Why is it that vertical hallways should be treated differently from horizontal hallways? Especially when people have differing ideas on what constitutes a room? I like multi-floor "rooms", even if the game doesn't recognize them as such. (And I don't use stonesense, either, I just keep a very good image of my fort in my mind.) There is nothing logical about having a bias for mostly-flat fortresses which only have one central hallway.
You're talking about how "players already optimize" in just one particular way, but I certainly don't play that way, and it seems to me that what you are basing this on is, "I play this way, so everyone else should, too." How do you know how many people play that way, and how do you know that people will want to play that way?

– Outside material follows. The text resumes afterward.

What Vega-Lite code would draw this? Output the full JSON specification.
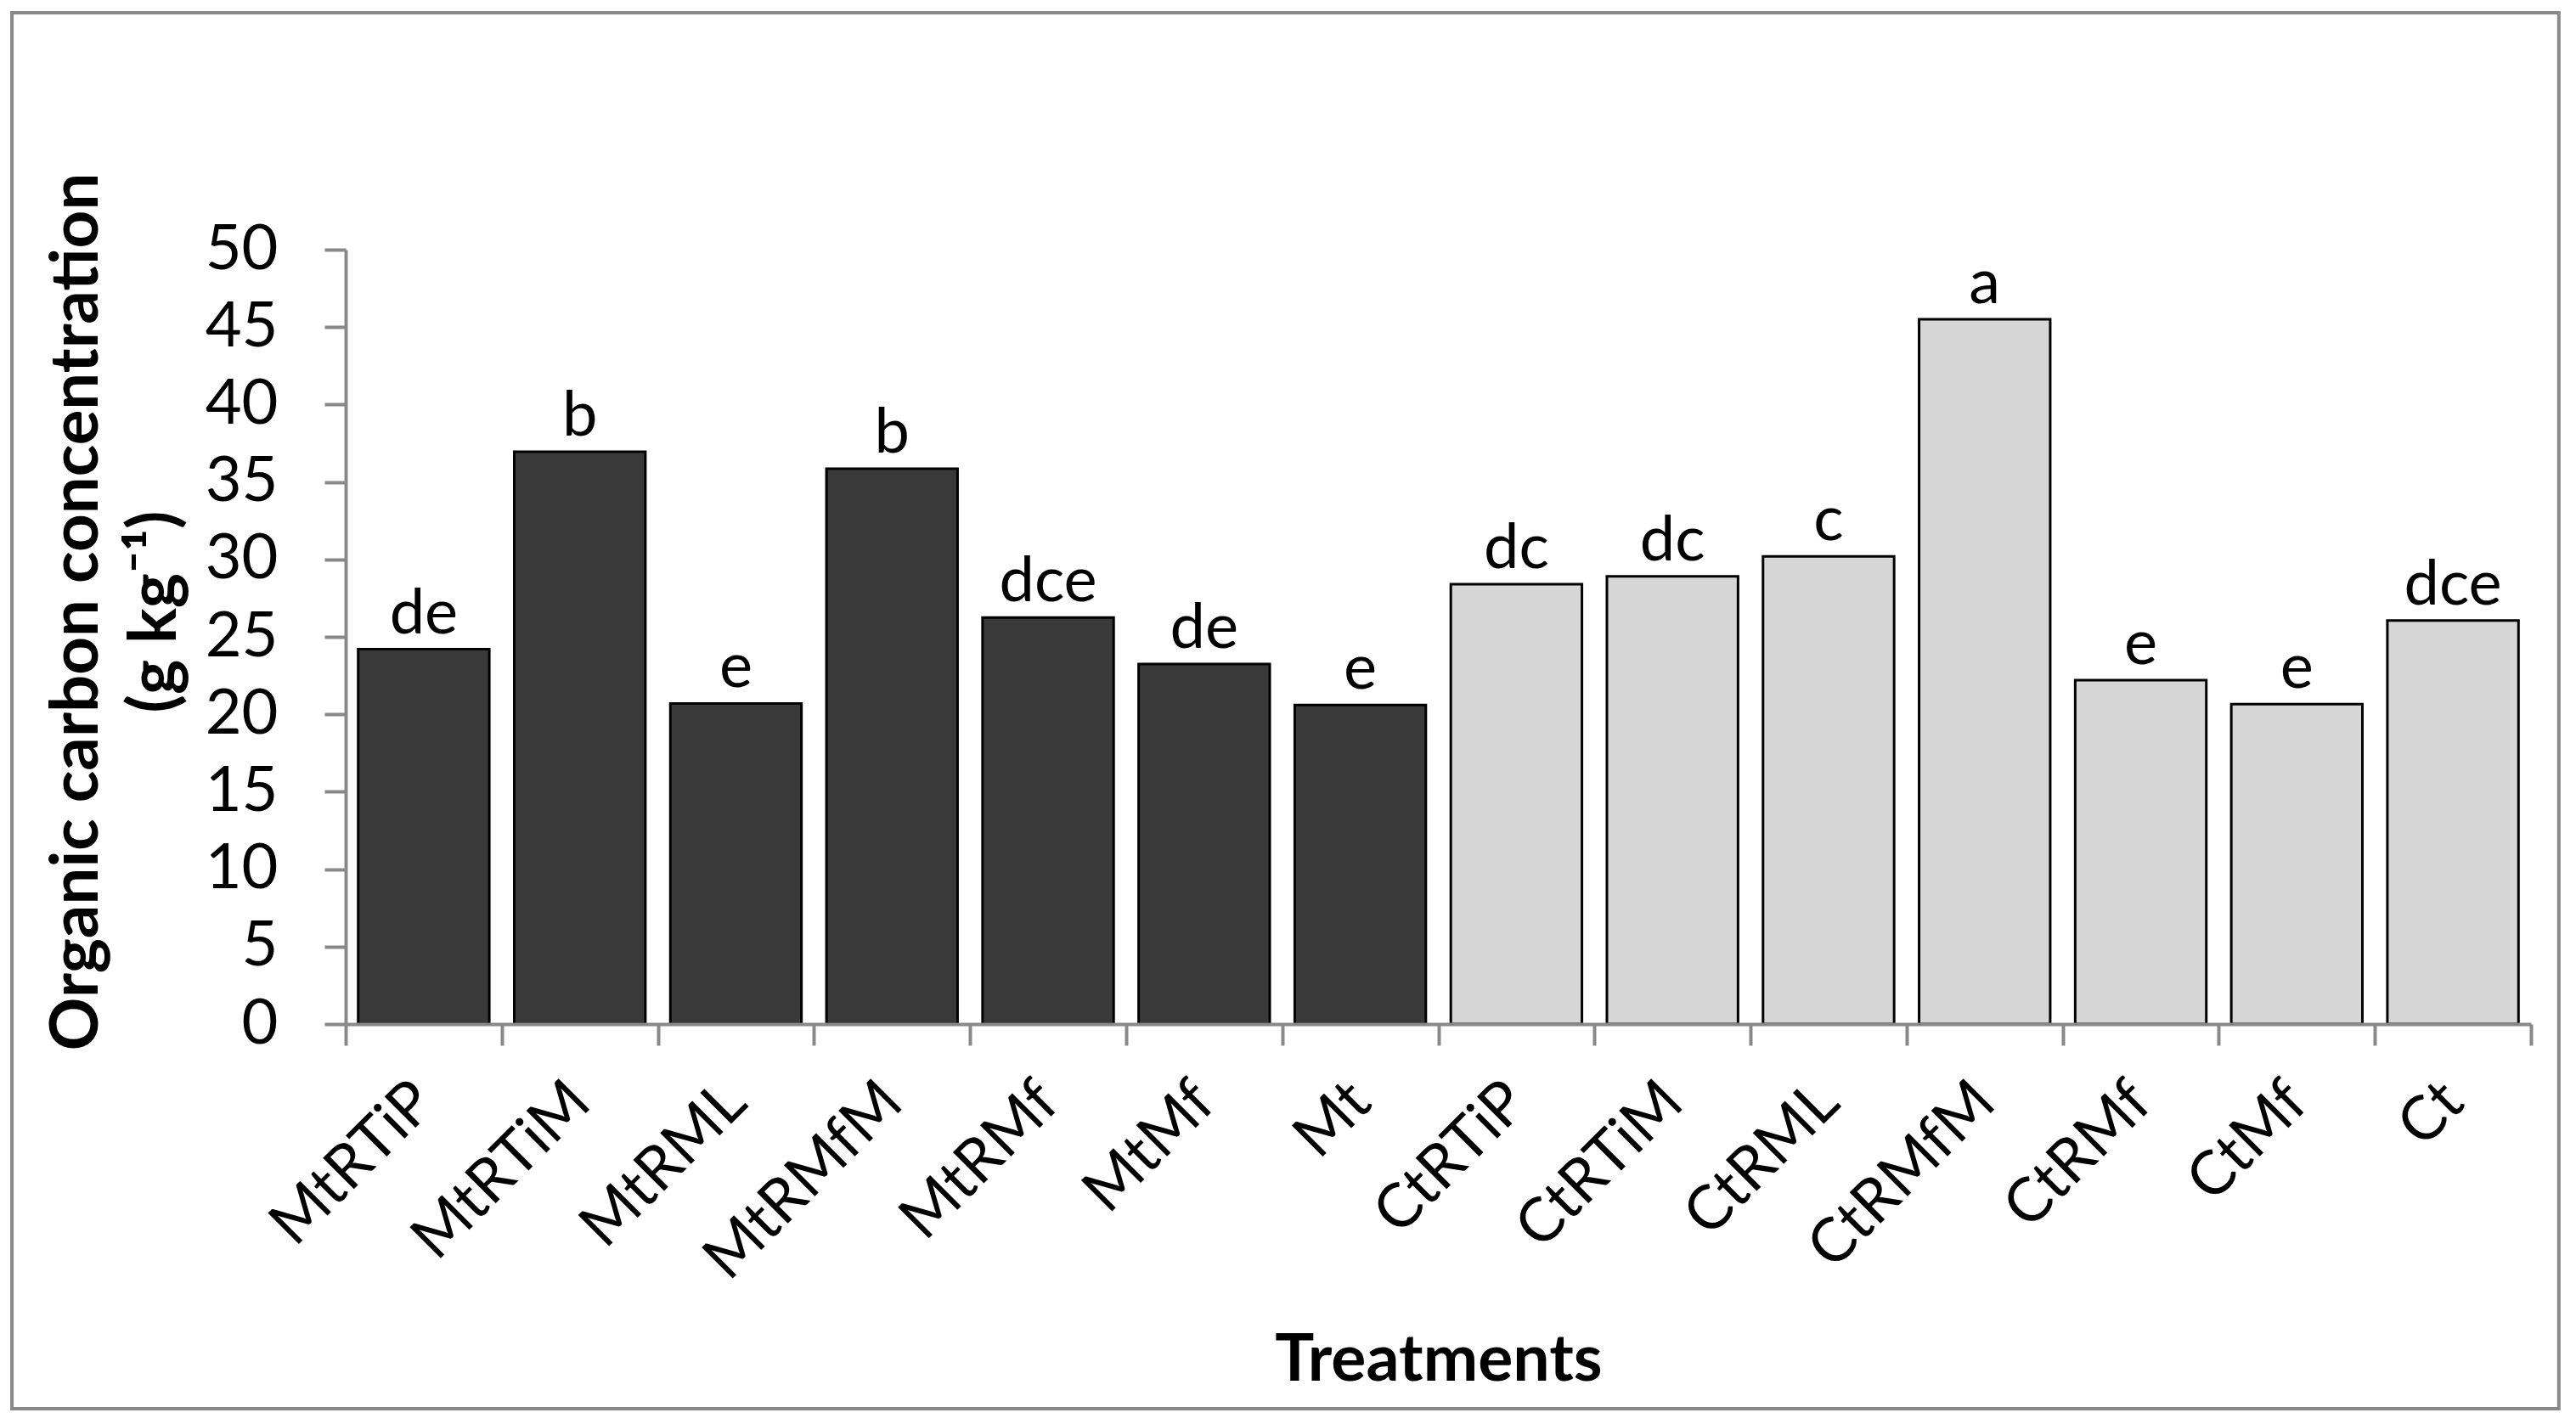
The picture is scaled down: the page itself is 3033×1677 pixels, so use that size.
{
  "$schema": "https://vega.github.io/schema/vega-lite/v6.json",
  "width": 2573,
  "height": 912,
  "autosize": {"type": "none"},
  "padding": {"left": 407, "top": 294, "right": 53, "bottom": 471},
  "background": "white",
  "config": {"view": {"stroke": null}, "font": "Lato"},
  "data": {
    "values": [
      {"treatment": "MtRTiP", "value": 24.2, "letter": "de", "group": "Mt"},
      {"treatment": "MtRTiM", "value": 36.95, "letter": "b", "group": "Mt"},
      {"treatment": "MtRML", "value": 20.7, "letter": "e", "group": "Mt"},
      {"treatment": "MtRMfM", "value": 35.85, "letter": "b", "group": "Mt"},
      {"treatment": "MtRMf", "value": 26.25, "letter": "dce", "group": "Mt"},
      {"treatment": "MtMf", "value": 23.25, "letter": "de", "group": "Mt"},
      {"treatment": "Mt", "value": 20.6, "letter": "e", "group": "Mt"},
      {"treatment": "CtRTiP", "value": 28.4, "letter": "dc", "group": "Ct"},
      {"treatment": "CtRTiM", "value": 28.9, "letter": "dc", "group": "Ct"},
      {"treatment": "CtRML", "value": 30.2, "letter": "c", "group": "Ct"},
      {"treatment": "CtRMfM", "value": 45.5, "letter": "a", "group": "Ct"},
      {"treatment": "CtRMf", "value": 22.2, "letter": "e", "group": "Ct"},
      {"treatment": "CtMf", "value": 20.65, "letter": "e", "group": "Ct"},
      {"treatment": "Ct", "value": 26.05, "letter": "dce", "group": "Ct"}
    ]
  },
  "layer": [
    {
      "data": {"values": [{}]},
      "mark": {"type": "rect", "filled": false, "stroke": "#898989", "strokeWidth": 4},
      "encoding": {
        "x": {"datum": "MtRTiP", "type": "nominal", "bandPosition": -2.138},
        "x2": {"datum": "Ct", "bandPosition": 1.1785},
        "y": {"datum": 65.3, "type": "quantitative"},
        "y2": {"datum": -24.84}
      }
    },
    {
      "mark": {"type": "bar", "stroke": "black", "strokeWidth": 3, "width": {"band": 0.84}},
      "encoding": {
        "x": {
          "field": "treatment",
          "type": "nominal",
          "sort": null,
          "scale": {
            "domain": ["MtRTiP", "MtRTiM", "MtRML", "MtRMfM", "MtRMf", "MtMf", "Mt", "CtRTiP", "CtRTiM", "CtRML", "CtRMfM", "CtRMf", "CtMf", "Ct"],
            "paddingInner": 0,
            "paddingOuter": 0,
            "round": false
          },
          "axis": {
            "title": "Treatments",
            "labelAngle": -45,
            "labelAlign": "right",
            "labelBaseline": "middle",
            "labelFontSize": 72,
            "labelColor": "black",
            "labelPadding": 55,
            "labelLimit": 1000,
            "labelOverlap": false,
            "tickBand": "extent",
            "tickSize": 25,
            "tickWidth": 4,
            "tickColor": "#898989",
            "domainColor": "#898989",
            "domainWidth": 4,
            "titleFontSize": 77,
            "titleFontWeight": "bold",
            "titleColor": "black",
            "titleY": 419,
            "titleBaseline": "alphabetic"
          }
        },
        "y": {
          "field": "value",
          "type": "quantitative",
          "scale": {"domain": [0, 50], "nice": false},
          "axis": {
            "values": [0, 5, 10, 15, 20, 25, 30, 35, 40, 45, 50],
            "title": ["Organic carbon concentration", "(g kg⁻¹)"],
            "grid": false,
            "tickSize": 25,
            "tickWidth": 4,
            "tickColor": "#898989",
            "domainColor": "#898989",
            "domainWidth": 4,
            "labelFontSize": 74,
            "labelColor": "black",
            "labelPadding": 55,
            "titleAngle": -90,
            "titleX": -316,
            "titleY": 426,
            "titleAlign": "center",
            "titleBaseline": "middle",
            "titleLineHeight": 92,
            "titleFontSize": 78,
            "titleFontWeight": "bold",
            "titleColor": "black"
          }
        },
        "y2": {"datum": 0},
        "color": {
          "field": "group",
          "type": "nominal",
          "scale": {"domain": ["Mt", "Ct"], "range": ["#3a3a3a", "#d6d6d6"]},
          "legend": null
        }
      }
    },
    {
      "mark": {"type": "text", "fontSize": 74, "baseline": "alphabetic", "align": "center", "dy": -19, "color": "black"},
      "encoding": {
        "x": {"field": "treatment", "type": "nominal", "sort": null},
        "y": {"field": "value", "type": "quantitative"},
        "text": {"field": "letter"}
      }
    }
  ]
}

Do something for me - rebind your up and down z-level keys to 5 and 0, and play like that for a while. I have a theory that all this obsessively horizontal building is an artifact of people simply not wanting to use > and < to go up and down since it takes a repositioning of the hands to do so.

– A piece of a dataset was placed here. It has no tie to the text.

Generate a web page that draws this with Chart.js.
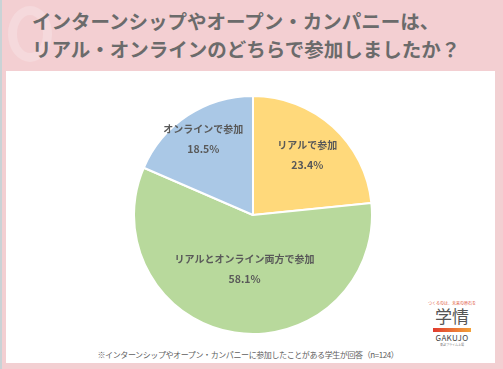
<!DOCTYPE html>
<html lang="ja">
<head>
<meta charset="utf-8">
<script src="https://cdn.jsdelivr.net/npm/chart.js@4.4.0/dist/chart.umd.min.js"></script>
<style>
  html, body { margin: 0; padding: 0; }
  body {
    width: 503px; height: 369px; overflow: hidden; position: relative;
    background: #f3cfd2;
    font-family: "Noto Sans CJK JP", "Noto Sans", sans-serif;
  }
  .edge { position: absolute; left: 0; top: 0; width: 2px; height: 369px; background: #c9d3d6; }
  .swirl {
    position: absolute; left: 8px; top: 6px; width: 44px; height: 56px;
    border: 9px solid #f5d9dc; border-radius: 50%; box-sizing: border-box;
  }
  .title {
    position: absolute; left: 32px; top: 7px; white-space: nowrap;
    color: #6b6b6b; font-weight: 700; font-size: 19.5px; line-height: 28px;
  }
  .panel { position: absolute; left: 6px; top: 71px; width: 489px; height: 292px; background: #fff; }
  #pie-wrap { position: absolute; left: 133px; top: 95px; width: 240px; height: 240px; }
  .note {
    position: absolute; left: 0; top: 349px; width: 496px; text-align: center;
    font-size: 8px; color: #606060; letter-spacing: -0.4px;
  }
  .logo { position: absolute; left: 428px; top: 300px; width: 48px; text-align: center; }
  .logo .tag { font-size: 4px; color: #e0553a; white-space: nowrap; }
  .logo .name { font-size: 17px; color: #555; line-height: 20px; font-weight: 400; }
  .logo .bar { margin: 2px auto 1px; width: 38px; height: 4px; background: linear-gradient(90deg, #e03b2f, #f3a33a); }
  .logo .en { font-size: 8px; color: #444; line-height: 10px; letter-spacing: 0.3px; }
  .logo .sub { font-size: 3px; color: #777; }
</style>
</head>
<body>
<div class="edge"></div>
<div class="swirl"></div>
<div class="title">インターンシップやオープン・カンパニーは、<br>リアル・オンラインのどちらで参加しましたか？</div>
<div class="panel"></div>
<div id="pie-wrap"><canvas id="pie-chart"></canvas></div>
<div class="note">※インターンシップやオープン・カンパニーに参加したことがある学生が回答（n=124）</div>
<div class="logo">
  <div class="tag">つくるのは、未来の原石を</div>
  <div class="name">学情</div>
  <div class="bar"></div>
  <div class="en">GAKUJO</div>
  <div class="sub">東証プライム上場</div>
</div>
<script>
// answer categories, clockwise from the top
const categories = ['リアルで参加', 'リアルとオンライン両方で参加', 'オンラインで参加'];
const shares = [23.4, 58.1, 18.5];

const sliceColors = ['#ffd97b', '#b8d99c', '#aac8e6'];
// how far out from the centre each label sits (fraction of radius)
const labelDistance = [0.68, 0.46, 0.76];

// draw category name + percentage inside each slice
const sliceLabels = {
    id: 'sliceLabels',
    afterDatasetsDraw(chart) {
        const ctx = chart.ctx;
        const meta = chart.getDatasetMeta(0);
        ctx.save();
        ctx.fillStyle = '#595959';
        ctx.textAlign = 'center';
        ctx.textBaseline = 'middle';
        meta.data.forEach((arc, i) => {
            const mid = (arc.startAngle + arc.endAngle) / 2;
            const r = arc.outerRadius * labelDistance[i];
            const x = arc.x + Math.cos(mid) * r;
            const y = arc.y + Math.sin(mid) * r;
            ctx.font = 'bold 10px "Noto Sans CJK JP"';
            ctx.fillText(categories[i], x, y - 10);
            ctx.font = 'bold 10.5px "Noto Sans CJK JP"';
            ctx.fillText(shares[i].toFixed(1) + '%', x, y + 10);
        });
        ctx.restore();
    }
};

const ctx = document.getElementById('pie-chart').getContext('2d');
new Chart(ctx, {
    type: 'pie',
    data: {
        labels: categories,
        datasets: [{
            data: shares,
            backgroundColor: sliceColors,
            borderColor: '#ffffff',
            borderWidth: 2,
            hoverOffset: 0
        }]
    },
    options: {
        responsive: true,
        maintainAspectRatio: false,
        animation: false,
        layout: { padding: 0 },
        plugins: {
            legend: { display: false },
            tooltip: { enabled: false }
        }
    },
    plugins: [sliceLabels]
});
</script>
</body>
</html>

If they are only playing that way specifically because they want to optimize, then we can optimize for whatever crazy-ass methods we want, and those people are going to do whatever is optimal, anyway, so why should we keep things exactly the same just because this is what people are doing because they feel they have to do it, regardless of how much they like it right now?

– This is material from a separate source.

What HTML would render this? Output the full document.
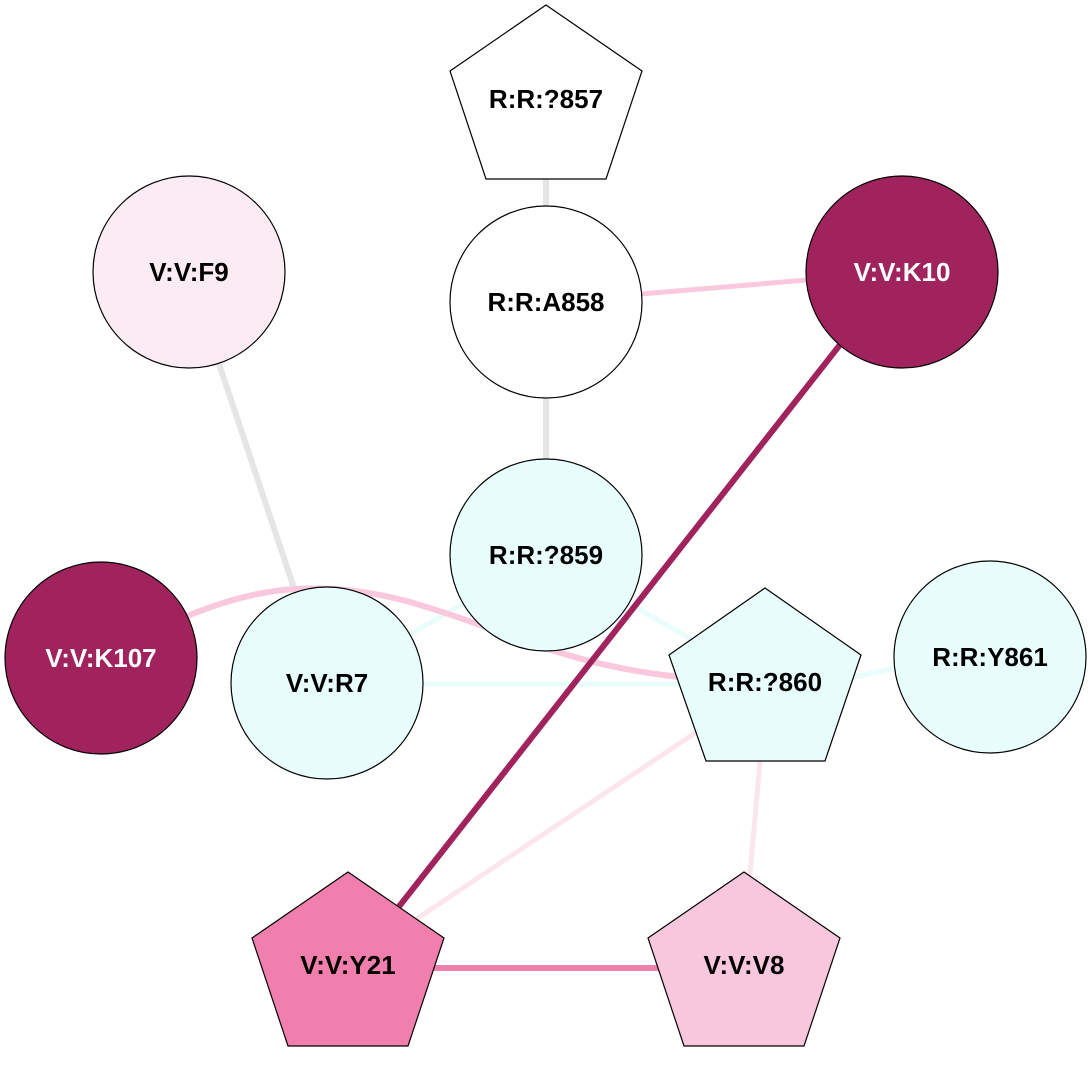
<!DOCTYPE html>
<html>
<head>
<meta charset="utf-8">
<style>
  html, body { margin: 0; padding: 0; background: #ffffff; }
  svg { display: block; }
  text { font-family: "Liberation Sans", Arial, sans-serif; font-weight: bold; font-size: 26px; text-anchor: middle; }
</style>
</head>
<body>
<svg width="1092" height="1070" viewBox="0 0 1092 1070" xmlns="http://www.w3.org/2000/svg">
  <rect x="0" y="0" width="1092" height="1070" fill="#ffffff"/>

  <!-- edges -->
  <g fill="none" stroke-linecap="butt">
    <!-- gray -->
    <line x1="546" y1="170" x2="546" y2="215" stroke="#e5e5e5" stroke-width="6"/>
    <line x1="546" y1="390" x2="546" y2="470" stroke="#e5e5e5" stroke-width="6"/>
    <line x1="213" y1="346" x2="298" y2="600" stroke="#e5e5e5" stroke-width="6"/>
    <!-- cyan -->
    <line x1="327" y1="683" x2="546" y2="555" stroke="#e8fdfc" stroke-width="5"/>
    <line x1="546" y1="555" x2="765" y2="682" stroke="#e8fdfc" stroke-width="5"/>
    <line x1="327" y1="684" x2="765" y2="684" stroke="#e8fdfc" stroke-width="5"/>
    <line x1="840" y1="680" x2="910" y2="665" stroke="#e8fdfc" stroke-width="5"/>
    <!-- pink A858-K10 -->
    <line x1="546" y1="302" x2="902" y2="272" stroke="#f9c8dc" stroke-width="5"/>
    <!-- pink curve K107 - ?860 -->
    <path d="M150,640 C170,628 180,619 190,615 C250,590 320,575 420,605 C520,635 570,668 700,679" stroke="#f9c8dc" stroke-width="6"/>
    <!-- light pink -->
    <line x1="710" y1="723" x2="400" y2="930" stroke="#fbe6ef" stroke-width="5"/>
    <line x1="761" y1="750" x2="749" y2="885" stroke="#fbe6ef" stroke-width="5"/>
    <!-- Y21 - V8 -->
    <line x1="430" y1="968" x2="660" y2="968" stroke="#f07fad" stroke-width="6"/>
    <!-- K10 - Y21 -->
    <line x1="850" y1="332" x2="390" y2="918" stroke="#a0235d" stroke-width="6"/>
  </g>

  <!-- nodes -->
  <g stroke="#000000" stroke-width="1.2">
    <polygon points="546,5 642,71 606,179 486,179 450,71" fill="#ffffff"/>
    <circle cx="189" cy="272" r="96" fill="#fbebf3"/>
    <circle cx="546" cy="302" r="96" fill="#ffffff"/>
    <circle cx="902" cy="272" r="96" fill="#a0235d"/>
    <circle cx="546" cy="555" r="96" fill="#e8fefd"/>
    <circle cx="101" cy="658" r="96" fill="#a0235d"/>
    <circle cx="327" cy="683" r="96" fill="#e8fefd"/>
    <circle cx="990" cy="657" r="96" fill="#e8fefd"/>
    <polygon points="765,588 861,655 825,761 706,761 669,655" fill="#e8fefd"/>
    <polygon points="348,872 444,938 408,1046 288,1046 252,938" fill="#f07fad"/>
    <polygon points="744,872 840,938 804,1046 684,1046 648,938" fill="#f9c7dd"/>
  </g>

  <!-- labels -->
  <text x="546" y="108" fill="#000">R:R:?857</text>
  <text x="189" y="281" fill="#000">V:V:F9</text>
  <text x="546" y="311" fill="#000">R:R:A858</text>
  <text x="902" y="281" fill="#ffffff">V:V:K10</text>
  <text x="546" y="564" fill="#000">R:R:?859</text>
  <text x="101" y="667" fill="#ffffff">V:V:K107</text>
  <text x="327" y="692" fill="#000">V:V:R7</text>
  <text x="990" y="666" fill="#000">R:R:Y861</text>
  <text x="765" y="691" fill="#000">R:R:?860</text>
  <text x="348" y="974" fill="#000">V:V:Y21</text>
  <text x="744" y="974" fill="#000">V:V:V8</text>
</svg>
</body>
</html>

Again, I'm not saying that we shouldn't be using nodes, but that we shouldn't be doing strange things like assuming we could never have anything but a single central stairwell fortress design, and punishing any player who designs another type of fort.
Rooms/nodes, however, should be defined in ways that don't have to do with doors. This IS possible, and it is possible by using (hopefully, eventually multi-level) either zoning abilties in the game, or the game being able to naturally infer from narrow chokepoints where the nodes connect.